By: Marisa Saenz (Guest Blogger)
Well, here I am again.
Three more days, and it will be the anniversary.
I think I am doing a great job at pretending everything is okay. Why not? It’s year five for me. (Not that I’m counting.) The fact that I am getting “weepy” or “emotional” at the drop of a hat has nothing to do with her death. That’s long enough to grieve for someone. Right? It gets tiring and emotionally draining to stay in a state of sadness. Who wants that? So why not “just move on with my life?”
Of course, walking the walk, and talking the talk, are two different entities, we all know that.
This day was going to be no different than any other day. It was just the day. Maybe I could sleep all day. No one would notice. No. That’s not healthy. I need to eat. Don’t I?
Then, here I am again, in the real world, with my real friends, who are holding me up. It’s her anniversary. My inner community, my friends, and neighbors are gentle with me. They see my brokenness, even though I have spoken to no one about it. There is an unseen trust and genuine comforting of others.
This year was going to be different, I said. “I am going to be strong. Brave….like a warrior. I can do this.”

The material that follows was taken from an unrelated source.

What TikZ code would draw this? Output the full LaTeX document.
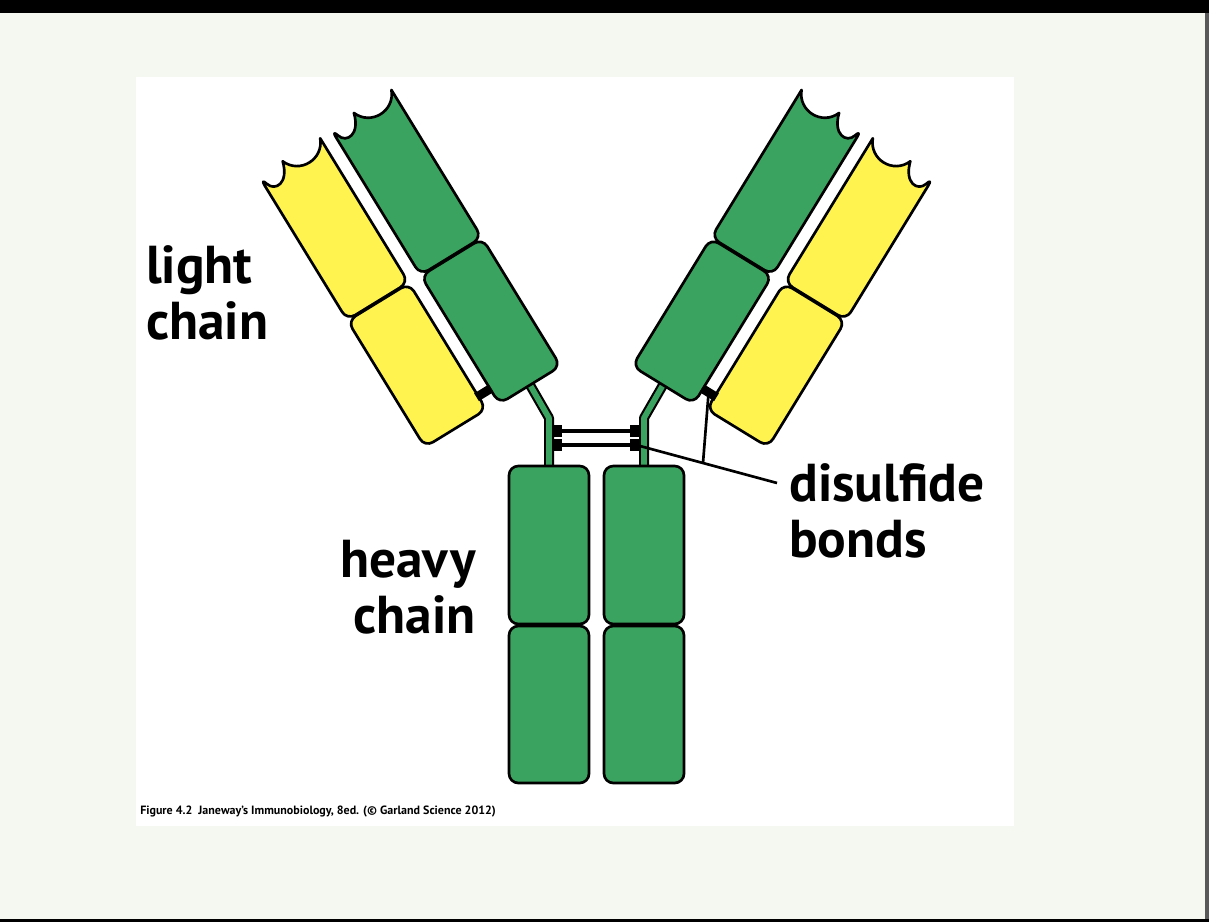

So I have been planning lots of distractions. Building up all my work, volunteer opportunities, meetings, books I have to read, movies I need to watch, and recipes I must to cook. (Oh, and the associates degree I should earn.) Yes, I know the roller coaster when the anniversary date comes around.
One thing I forgot to put on that list? Breathe and relax.
Sounds simple, huh?
When my mother first died, I felt my world crumble. It was like living in a glass house. My world shattered. I felt exposed, raw, and vulnerable following the few months after her dying. (Actually, it was hard to say the words aloud, I was so devastated.) My closest friends came to me. They knew my mother was the most important person in my life.
In the years that followed my mother’s passing, I learned many things about our relationship.
- Being honest with others and with yourself is always the easiest route. There are always other ways to get to truth – it might end in pain.
- Having a great attitude is helpful, not necessary. If a person is feeling sad, angry, defeated, happy, joyful, etc…let them take time to show that emotion.
- Relaxation is key. Happy mind = happy heart = happy body = you live longer.
- When the going gets tough, PRAY, PRAY, PRAY.
- Learning to take time for yourself and knowing your vulnerability is strength. Let yourself look into that shattered mirror, and see the beautiful broken pieces of God’s art. Let God be able to strengthen your brokenness with His Divine Love.
7 replies on “Anniversary – It’s Just Another Day, Right?”
I miss my mom so much and love her just as much!
Praying for you, Nancy.
July 2019 will be 2 years since i lost my mom. I miss her more and more everyday!
Thank you for sharing.
True words!
Yr. 4 did better last yr than this anniversary..2\12\.
Miss her..My one true thing..my Mother
My Dad died April 17 . It will be 2 years now. I really felt for my mom. They were married 70 years. My dad would be 96 if he still lived. My mom is 93 . She really misses my dad. I’m very close to my mom. When she dies I know its going to be really hard. I love my Dad, but I just didn’t have the relationship with him that I have with my mother. I’m sorry for the loss of your loved one’s. I know the loss doesn’t get any easier. God bless you all.
Thank you for these words. First anniversary coming up for my mom’s passing and I’ve decided to take the week off work and visit friends in another state, friends who knew and loved her dearly. It feel right, to do this for myself and yet I am already/still so full of sadness.